Entries with chart source code
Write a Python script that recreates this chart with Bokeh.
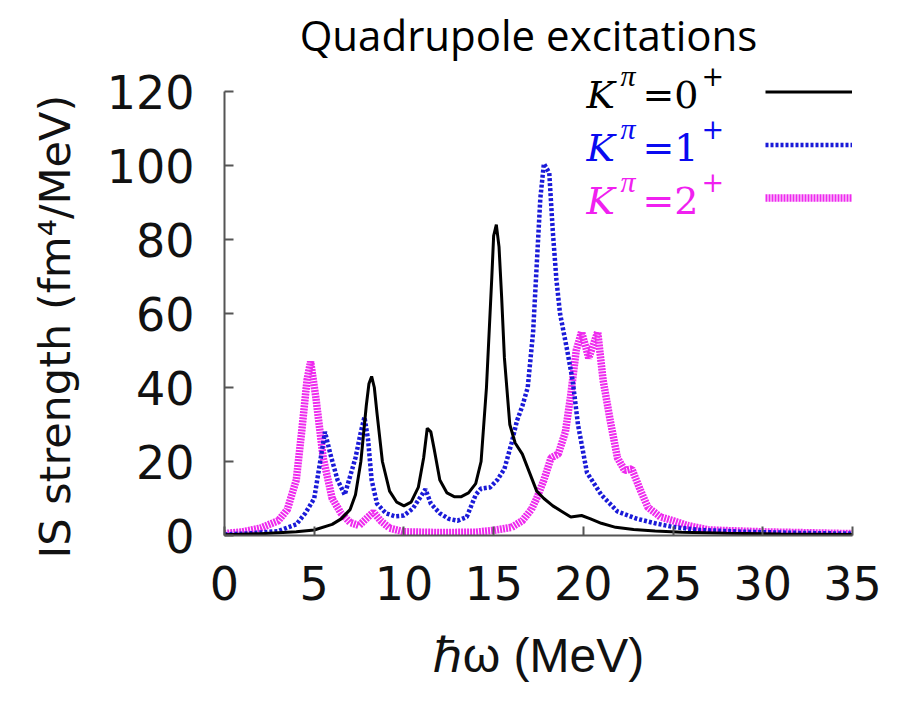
from bokeh.plotting import figure
from bokeh.models import (Range1d, FixedTicker, Label, Legend, LegendItem, Title)
from bokeh.embed import file_html
from bokeh.resources import INLINE

# ---------------- data ----------------
x_k0 = [0, 2, 4, 5, 6, 6.5, 7, 7.3, 7.6, 7.9, 8.05, 8.2, 8.35, 8.5, 8.8, 9.2, 9.6, 10.0, 10.4,
        10.8, 11.1, 11.3, 11.5, 11.7, 12.0, 12.4, 12.8, 13.2, 13.6, 14.0, 14.3, 14.6, 14.9,
        15.0, 15.15, 15.3, 15.45, 15.6, 15.9, 16.2, 16.6, 17.0, 17.4, 17.8, 18.3, 18.8, 19.3,
        19.9, 20.4, 21.0, 21.8, 22.8, 24.0, 25.5, 28, 31, 35]
y_k0 = [0.2, 0.5, 1.0, 1.5, 3, 4.5, 7, 11, 20, 35, 41, 43, 40, 33, 20, 12, 9, 8, 9,
        13, 21, 29, 28, 23, 15, 11.5, 10.5, 10.5, 11.5, 14, 20, 40, 70,
        81, 84, 78, 64, 48, 30, 25, 22, 17, 12, 10, 8, 6.5, 5,
        5.4, 4.5, 3.3, 2.2, 1.6, 1.2, 0.9, 0.6, 0.4, 0.3]

x_k1 = [0, 1.5, 3, 4, 4.5, 5.0, 5.3, 5.6, 5.9, 6.3, 6.7, 7.0, 7.3, 7.6, 7.8, 8.0, 8.2, 8.5,
        9.0, 9.5, 10.0, 10.5, 11.0, 11.2, 11.5, 12.0, 12.5, 13.0, 13.5, 14.0, 14.3, 14.8,
        15.2, 15.6, 16.0, 16.3, 16.6, 16.9, 17.2, 17.4, 17.6, 17.8, 18.1, 18.3, 18.5, 18.7,
        19.1, 19.4, 19.7, 20.2, 21.0, 21.9, 23.0, 24.0, 25.0, 26.5, 29, 32, 35]
y_k1 = [0.3, 0.6, 1.2, 3, 6, 10, 19, 28, 22, 15, 11, 16, 21, 28, 32, 26, 15, 8.6,
        6, 5.2, 5.4, 7.3, 11, 12.5, 8.6, 6, 4.5, 4, 5, 11, 12.7, 13,
        15, 18, 25, 31, 35, 40, 55, 73, 91, 100.5, 98, 82, 69, 60,
        50, 42, 30, 17, 11, 6.5, 4.5, 3.3, 2.3, 1.5, 1.0, 0.7, 0.5]

x_k2 = [0, 1, 2, 3, 3.5, 4.0, 4.3, 4.6, 4.8, 5.1, 5.5, 6.0, 6.5, 7.0, 7.5, 8.0, 8.3, 8.7,
        9.2, 10, 12, 14, 15, 16, 16.6, 17.1, 17.4, 17.8, 18.2, 18.6, 19.0, 19.3, 19.6,
        19.9, 20.3, 20.8, 21.1, 21.5, 21.9, 22.3, 22.7, 23.2, 23.6, 24.3, 25.0, 25.8,
        27, 30, 35]
y_k2 = [0.5, 1, 2, 4, 7, 15, 28, 42, 47, 37, 21, 10, 6, 3.5, 2.7, 5, 6.3, 4,
        2, 1, 0.8, 0.9, 1.4, 2.2, 4, 7, 10, 15, 21, 22, 28, 38, 50,
        55, 48, 55, 42, 31, 21, 17.6, 18, 12, 7.6, 5, 4, 2.7,
        1.5, 1, 0.5]

x_ticks = [0, 5, 10, 15, 20, 25, 30, 35]
y_ticks = [0, 20, 40, 60, 80, 100, 120]

title_text = "Quadrupole excitations"
x_label = "ℏω (MeV)"
y_label = "IS strength (fm⁴/MeV)"
series_digits = ["0", "1", "2"]

# ---------------- layout ----------------
W, H = 904, 707
FL, FR, FB = 224, 852, 535      # frame left / right / bottom (pixels)
AXIS_TOP = 91                    # pixel row of y = 120; the frame runs up to the top edge
X_MIN, X_MAX = 0, 35
Y_MIN, Y_MAX = 0, 120
y_top = Y_MAX * FB / (FB - AXIS_TOP)   # data value at the canvas top edge

p = figure(width=W, height=H, output_backend="svg", toolbar_location=None,
           x_range=Range1d(X_MIN, X_MAX), y_range=Range1d(Y_MIN, y_top),
           min_border_left=FL, min_border_right=W - FR,
           min_border_top=0, min_border_bottom=H - FB)
p.title = None
p.outline_line_color = None
p.xgrid.visible = False
p.ygrid.visible = False
p.background_fill_color = "white"
p.border_fill_color = "white"

AX_COL = "#555555"
for ax in (p.xaxis[0], p.yaxis[0]):
    ax.axis_line_color = AX_COL
    ax.axis_line_width = 2
    ax.major_tick_line_color = AX_COL
    ax.major_tick_line_width = 2
    ax.major_tick_in = 9
    ax.major_tick_out = 0
    ax.minor_tick_line_color = None
    ax.major_label_text_font = "DejaVu Sans"
    ax.major_label_text_font_size = "46px"
    ax.major_label_text_color = "#111111"

p.xaxis[0].ticker = FixedTicker(ticks=x_ticks)
p.yaxis[0].ticker = FixedTicker(ticks=y_ticks)
p.yaxis[0].bounds = (Y_MIN, Y_MAX)
p.xaxis[0].major_label_standoff = 30
p.yaxis[0].major_label_standoff = 30
p.xaxis[0].axis_label = x_label
p.xaxis[0].axis_label_text_font = "Liberation Sans"
p.xaxis[0].axis_label_text_font_style = "normal"
p.xaxis[0].axis_label_text_color = "#111111"
p.xaxis[0].axis_label_text_font_size = "48px"
p.xaxis[0].axis_label_standoff = 26

# y-axis title as a side title (centred lower than the frame centre, as in the reference)
p.add_layout(Title(text=y_label, align="left", offset=-(558 - FB), standoff=48,
                   text_font="DejaVu Sans", text_font_style="normal",
                   text_font_size="43px", text_color="#111111"), "left")

MAG = "#ee2aee"
BLU = "#1a1ad8"

r2 = p.line(x_k2, y_k2, line_color=MAG, line_width=7.5, line_dash="2 1")
r1 = p.line(x_k1, y_k1, line_color=BLU, line_width=4.5, line_dash="3 2")
r0 = p.line(x_k0, y_k0, line_color="black", line_width=3)

# legend (line samples only; the text is drawn with labels)
row_h = 53
legend = Legend(items=[LegendItem(label=" ", renderers=[r0]),
                       LegendItem(label=" ", renderers=[r1]),
                       LegendItem(label=" ", renderers=[r2])],
                location=(765 - FL, FB - (91 - row_h / 2 + 3 * row_h)),
                glyph_width=135, glyph_height=row_h, label_width=0, label_height=row_h,
                label_standoff=0, label_text_font_size="1px", padding=0, margin=0,
                spacing=0, border_line_alpha=0, background_fill_alpha=0)
p.add_layout(legend, "center")

def scr(px, py):
    # screen units relative to the frame's bottom-left corner
    return dict(x=px - FL, y=FB - py, x_units="screen", y_units="screen")

leg_cols = ["black", "#0a0af0", "#f020f0"]
leg_base = [94, 147, 200]
for digit, col, base in zip(series_digits, leg_cols, leg_base):
    p.add_layout(Label(**scr(586, base), text="K", text_font="DejaVu Serif",
                       text_font_style="italic", text_font_size="38px", text_color=col,
                       text_baseline="alphabetic"))
    p.add_layout(Label(**scr(642, base), text="=" + digit, text_font="DejaVu Serif",
                       text_font_size="38px", text_color=col, text_baseline="alphabetic"))
    p.add_layout(Label(**scr(620, base - 19), text="π", text_font="Liberation Serif",
                       text_font_style="italic", text_font_size="30px", text_color=col,
                       text_baseline="alphabetic"))
    p.add_layout(Label(**scr(701, base - 19), text="+", text_font="DejaVu Serif",
                       text_font_size="27px", text_color=col, text_baseline="alphabetic"))

p.add_layout(Label(**scr(528, 34), text=title_text, text_font="Open Sans",
                   text_font_size="42px", text_color="black", text_align="center",
                   text_baseline="alphabetic"))

open("out.html", "w").write(file_html(p, INLINE))
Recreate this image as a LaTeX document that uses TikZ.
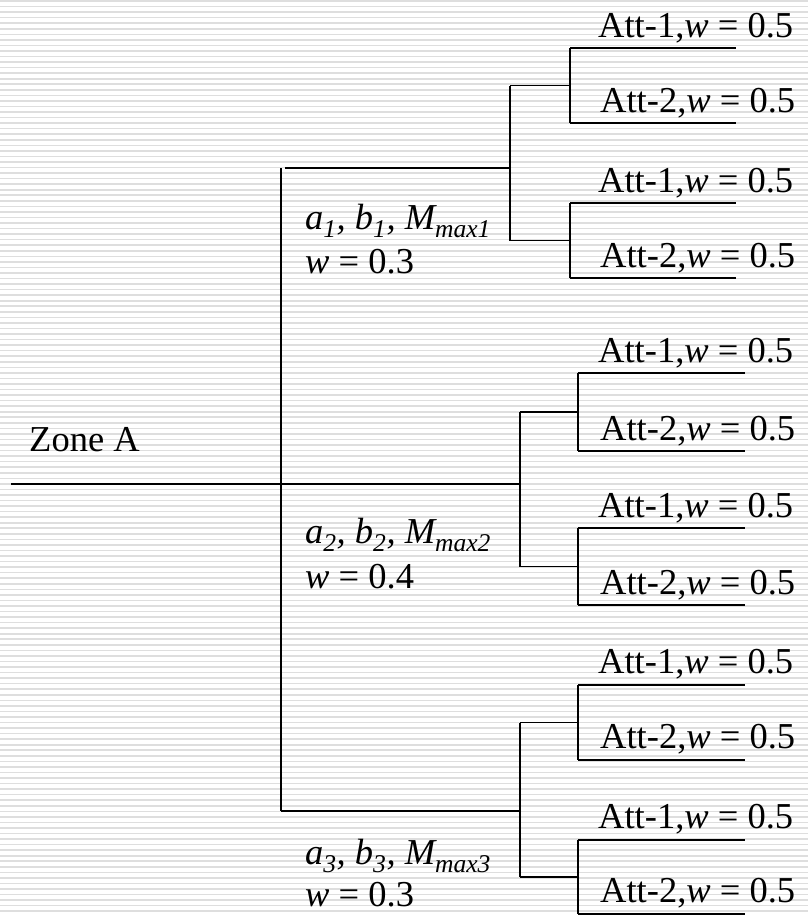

§ **What the task asks**: Please quote exactly the run of lines that starts the entries and ends at the line containing "1.0, 0.7, 0.5]", leaving out every picture.

§ **Exercise response**:
Write a Python script that recreates this chart with Bokeh.
from bokeh.plotting import figure
from bokeh.models import (Range1d, FixedTicker, Label, Legend, LegendItem, Title)
from bokeh.embed import file_html
from bokeh.resources import INLINE

# ---------------- data ----------------
x_k0 = [0, 2, 4, 5, 6, 6.5, 7, 7.3, 7.6, 7.9, 8.05, 8.2, 8.35, 8.5, 8.8, 9.2, 9.6, 10.0, 10.4,
        10.8, 11.1, 11.3, 11.5, 11.7, 12.0, 12.4, 12.8, 13.2, 13.6, 14.0, 14.3, 14.6, 14.9,
        15.0, 15.15, 15.3, 15.45, 15.6, 15.9, 16.2, 16.6, 17.0, 17.4, 17.8, 18.3, 18.8, 19.3,
        19.9, 20.4, 21.0, 21.8, 22.8, 24.0, 25.5, 28, 31, 35]
y_k0 = [0.2, 0.5, 1.0, 1.5, 3, 4.5, 7, 11, 20, 35, 41, 43, 40, 33, 20, 12, 9, 8, 9,
        13, 21, 29, 28, 23, 15, 11.5, 10.5, 10.5, 11.5, 14, 20, 40, 70,
        81, 84, 78, 64, 48, 30, 25, 22, 17, 12, 10, 8, 6.5, 5,
        5.4, 4.5, 3.3, 2.2, 1.6, 1.2, 0.9, 0.6, 0.4, 0.3]

x_k1 = [0, 1.5, 3, 4, 4.5, 5.0, 5.3, 5.6, 5.9, 6.3, 6.7, 7.0, 7.3, 7.6, 7.8, 8.0, 8.2, 8.5,
        9.0, 9.5, 10.0, 10.5, 11.0, 11.2, 11.5, 12.0, 12.5, 13.0, 13.5, 14.0, 14.3, 14.8,
        15.2, 15.6, 16.0, 16.3, 16.6, 16.9, 17.2, 17.4, 17.6, 17.8, 18.1, 18.3, 18.5, 18.7,
        19.1, 19.4, 19.7, 20.2, 21.0, 21.9, 23.0, 24.0, 25.0, 26.5, 29, 32, 35]
y_k1 = [0.3, 0.6, 1.2, 3, 6, 10, 19, 28, 22, 15, 11, 16, 21, 28, 32, 26, 15, 8.6,
        6, 5.2, 5.4, 7.3, 11, 12.5, 8.6, 6, 4.5, 4, 5, 11, 12.7, 13,
        15, 18, 25, 31, 35, 40, 55, 73, 91, 100.5, 98, 82, 69, 60,
        50, 42, 30, 17, 11, 6.5, 4.5, 3.3, 2.3, 1.5, 1.0, 0.7, 0.5]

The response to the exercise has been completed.